• **PROVIDED DATA**
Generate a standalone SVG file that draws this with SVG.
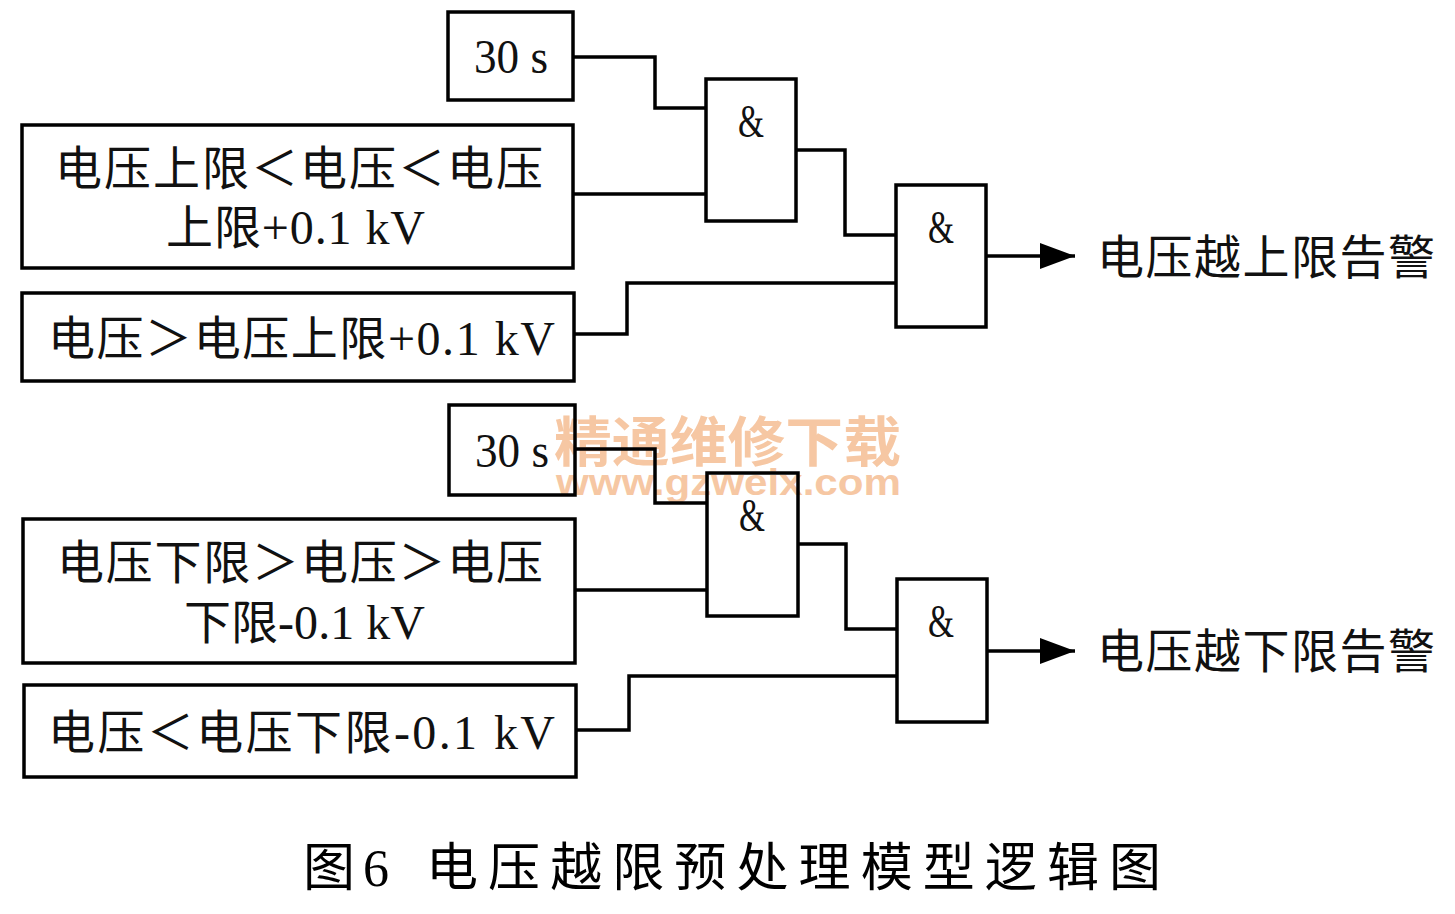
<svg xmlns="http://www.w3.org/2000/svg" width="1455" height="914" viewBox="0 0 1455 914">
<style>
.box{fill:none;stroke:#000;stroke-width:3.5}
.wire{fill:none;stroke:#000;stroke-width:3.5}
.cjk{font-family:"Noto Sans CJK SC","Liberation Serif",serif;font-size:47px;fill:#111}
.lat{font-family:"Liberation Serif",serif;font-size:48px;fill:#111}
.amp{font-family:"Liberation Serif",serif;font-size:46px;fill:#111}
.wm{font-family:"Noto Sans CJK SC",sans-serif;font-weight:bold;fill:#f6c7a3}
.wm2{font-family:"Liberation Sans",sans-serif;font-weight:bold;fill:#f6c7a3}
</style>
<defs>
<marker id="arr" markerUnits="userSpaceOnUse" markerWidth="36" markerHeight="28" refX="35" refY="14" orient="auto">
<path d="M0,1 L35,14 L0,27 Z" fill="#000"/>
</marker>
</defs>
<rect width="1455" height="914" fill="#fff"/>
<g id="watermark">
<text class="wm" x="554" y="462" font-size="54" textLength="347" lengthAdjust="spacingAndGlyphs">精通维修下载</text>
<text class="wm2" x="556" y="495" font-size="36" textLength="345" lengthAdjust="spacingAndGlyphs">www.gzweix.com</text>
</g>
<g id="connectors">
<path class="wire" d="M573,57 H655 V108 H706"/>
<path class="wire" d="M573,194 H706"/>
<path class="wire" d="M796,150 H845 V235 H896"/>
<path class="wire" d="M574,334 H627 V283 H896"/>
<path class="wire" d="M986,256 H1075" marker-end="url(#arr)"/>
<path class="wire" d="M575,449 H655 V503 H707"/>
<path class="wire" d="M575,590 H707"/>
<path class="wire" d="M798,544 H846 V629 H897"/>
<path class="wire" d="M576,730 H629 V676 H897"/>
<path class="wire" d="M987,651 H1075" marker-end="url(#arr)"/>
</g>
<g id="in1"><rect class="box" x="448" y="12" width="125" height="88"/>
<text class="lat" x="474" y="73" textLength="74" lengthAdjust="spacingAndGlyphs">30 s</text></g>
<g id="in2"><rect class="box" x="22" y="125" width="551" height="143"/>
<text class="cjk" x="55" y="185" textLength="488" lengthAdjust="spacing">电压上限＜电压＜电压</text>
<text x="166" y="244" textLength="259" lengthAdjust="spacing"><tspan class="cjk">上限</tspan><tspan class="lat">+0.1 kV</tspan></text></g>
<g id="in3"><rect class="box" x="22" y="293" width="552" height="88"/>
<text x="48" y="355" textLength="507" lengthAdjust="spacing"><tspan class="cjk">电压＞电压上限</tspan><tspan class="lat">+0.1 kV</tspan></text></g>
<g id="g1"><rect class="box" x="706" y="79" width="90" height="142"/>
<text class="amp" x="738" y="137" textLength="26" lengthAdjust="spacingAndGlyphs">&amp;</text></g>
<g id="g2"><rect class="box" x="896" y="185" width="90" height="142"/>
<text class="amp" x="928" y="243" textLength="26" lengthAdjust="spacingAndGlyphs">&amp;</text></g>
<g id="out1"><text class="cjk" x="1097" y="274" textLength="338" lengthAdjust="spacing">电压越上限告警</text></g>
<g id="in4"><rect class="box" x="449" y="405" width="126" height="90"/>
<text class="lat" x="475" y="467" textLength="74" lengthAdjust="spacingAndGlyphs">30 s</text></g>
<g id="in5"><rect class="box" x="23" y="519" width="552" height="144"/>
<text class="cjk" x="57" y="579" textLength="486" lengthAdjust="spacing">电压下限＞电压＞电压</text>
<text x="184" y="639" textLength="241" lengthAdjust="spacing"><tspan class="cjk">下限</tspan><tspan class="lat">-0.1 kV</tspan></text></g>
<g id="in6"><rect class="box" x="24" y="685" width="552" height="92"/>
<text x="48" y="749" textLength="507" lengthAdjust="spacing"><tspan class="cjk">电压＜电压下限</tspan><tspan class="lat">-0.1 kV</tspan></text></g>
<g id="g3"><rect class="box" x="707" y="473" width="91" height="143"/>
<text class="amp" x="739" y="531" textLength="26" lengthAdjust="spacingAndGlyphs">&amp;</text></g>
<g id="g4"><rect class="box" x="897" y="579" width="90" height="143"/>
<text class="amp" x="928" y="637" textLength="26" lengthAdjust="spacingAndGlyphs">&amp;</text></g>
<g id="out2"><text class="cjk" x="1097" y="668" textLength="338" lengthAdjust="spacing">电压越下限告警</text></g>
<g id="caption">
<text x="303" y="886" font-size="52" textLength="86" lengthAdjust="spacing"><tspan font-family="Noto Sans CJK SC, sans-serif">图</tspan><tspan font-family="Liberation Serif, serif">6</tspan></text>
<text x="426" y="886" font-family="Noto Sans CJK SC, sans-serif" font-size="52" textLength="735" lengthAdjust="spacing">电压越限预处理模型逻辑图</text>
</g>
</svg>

• **WHAT THE EXERCISE ASKS**
Skip the pictures, then retype every line above exactly.

• **EXERCISE ANSWER**
Generate a standalone SVG file that draws this with SVG.
<svg xmlns="http://www.w3.org/2000/svg" width="1455" height="914" viewBox="0 0 1455 914">
<style>
.box{fill:none;stroke:#000;stroke-width:3.5}
.wire{fill:none;stroke:#000;stroke-width:3.5}
.cjk{font-family:"Noto Sans CJK SC","Liberation Serif",serif;font-size:47px;fill:#111}
.lat{font-family:"Liberation Serif",serif;font-size:48px;fill:#111}
.amp{font-family:"Liberation Serif",serif;font-size:46px;fill:#111}
.wm{font-family:"Noto Sans CJK SC",sans-serif;font-weight:bold;fill:#f6c7a3}
.wm2{font-family:"Liberation Sans",sans-serif;font-weight:bold;fill:#f6c7a3}
</style>
<defs>
<marker id="arr" markerUnits="userSpaceOnUse" markerWidth="36" markerHeight="28" refX="35" refY="14" orient="auto">
<path d="M0,1 L35,14 L0,27 Z" fill="#000"/>
</marker>
</defs>
<rect width="1455" height="914" fill="#fff"/>
<g id="watermark">
<text class="wm" x="554" y="462" font-size="54" textLength="347" lengthAdjust="spacingAndGlyphs">精通维修下载</text>
<text class="wm2" x="556" y="495" font-size="36" textLength="345" lengthAdjust="spacingAndGlyphs">www.gzweix.com</text>
</g>
<g id="connectors">
<path class="wire" d="M573,57 H655 V108 H706"/>
<path class="wire" d="M573,194 H706"/>
<path class="wire" d="M796,150 H845 V235 H896"/>
<path class="wire" d="M574,334 H627 V283 H896"/>
<path class="wire" d="M986,256 H1075" marker-end="url(#arr)"/>
<path class="wire" d="M575,449 H655 V503 H707"/>
<path class="wire" d="M575,590 H707"/>
<path class="wire" d="M798,544 H846 V629 H897"/>
<path class="wire" d="M576,730 H629 V676 H897"/>
<path class="wire" d="M987,651 H1075" marker-end="url(#arr)"/>
</g>
<g id="in1"><rect class="box" x="448" y="12" width="125" height="88"/>
<text class="lat" x="474" y="73" textLength="74" lengthAdjust="spacingAndGlyphs">30 s</text></g>
<g id="in2"><rect class="box" x="22" y="125" width="551" height="143"/>
<text class="cjk" x="55" y="185" textLength="488" lengthAdjust="spacing">电压上限＜电压＜电压</text>
<text x="166" y="244" textLength="259" lengthAdjust="spacing"><tspan class="cjk">上限</tspan><tspan class="lat">+0.1 kV</tspan></text></g>
<g id="in3"><rect class="box" x="22" y="293" width="552" height="88"/>
<text x="48" y="355" textLength="507" lengthAdjust="spacing"><tspan class="cjk">电压＞电压上限</tspan><tspan class="lat">+0.1 kV</tspan></text></g>
<g id="g1"><rect class="box" x="706" y="79" width="90" height="142"/>
<text class="amp" x="738" y="137" textLength="26" lengthAdjust="spacingAndGlyphs">&amp;</text></g>
<g id="g2"><rect class="box" x="896" y="185" width="90" height="142"/>
<text class="amp" x="928" y="243" textLength="26" lengthAdjust="spacingAndGlyphs">&amp;</text></g>
<g id="out1"><text class="cjk" x="1097" y="274" textLength="338" lengthAdjust="spacing">电压越上限告警</text></g>
<g id="in4"><rect class="box" x="449" y="405" width="126" height="90"/>
<text class="lat" x="475" y="467" textLength="74" lengthAdjust="spacingAndGlyphs">30 s</text></g>
<g id="in5"><rect class="box" x="23" y="519" width="552" height="144"/>
<text class="cjk" x="57" y="579" textLength="486" lengthAdjust="spacing">电压下限＞电压＞电压</text>
<text x="184" y="639" textLength="241" lengthAdjust="spacing"><tspan class="cjk">下限</tspan><tspan class="lat">-0.1 kV</tspan></text></g>
<g id="in6"><rect class="box" x="24" y="685" width="552" height="92"/>
<text x="48" y="749" textLength="507" lengthAdjust="spacing"><tspan class="cjk">电压＜电压下限</tspan><tspan class="lat">-0.1 kV</tspan></text></g>
<g id="g3"><rect class="box" x="707" y="473" width="91" height="143"/>
<text class="amp" x="739" y="531" textLength="26" lengthAdjust="spacingAndGlyphs">&amp;</text></g>
<g id="g4"><rect class="box" x="897" y="579" width="90" height="143"/>
<text class="amp" x="928" y="637" textLength="26" lengthAdjust="spacingAndGlyphs">&amp;</text></g>
<g id="out2"><text class="cjk" x="1097" y="668" textLength="338" lengthAdjust="spacing">电压越下限告警</text></g>
<g id="caption">
<text x="303" y="886" font-size="52" textLength="86" lengthAdjust="spacing"><tspan font-family="Noto Sans CJK SC, sans-serif">图</tspan><tspan font-family="Liberation Serif, serif">6</tspan></text>
<text x="426" y="886" font-family="Noto Sans CJK SC, sans-serif" font-size="52" textLength="735" lengthAdjust="spacing">电压越限预处理模型逻辑图</text>
</g>
</svg>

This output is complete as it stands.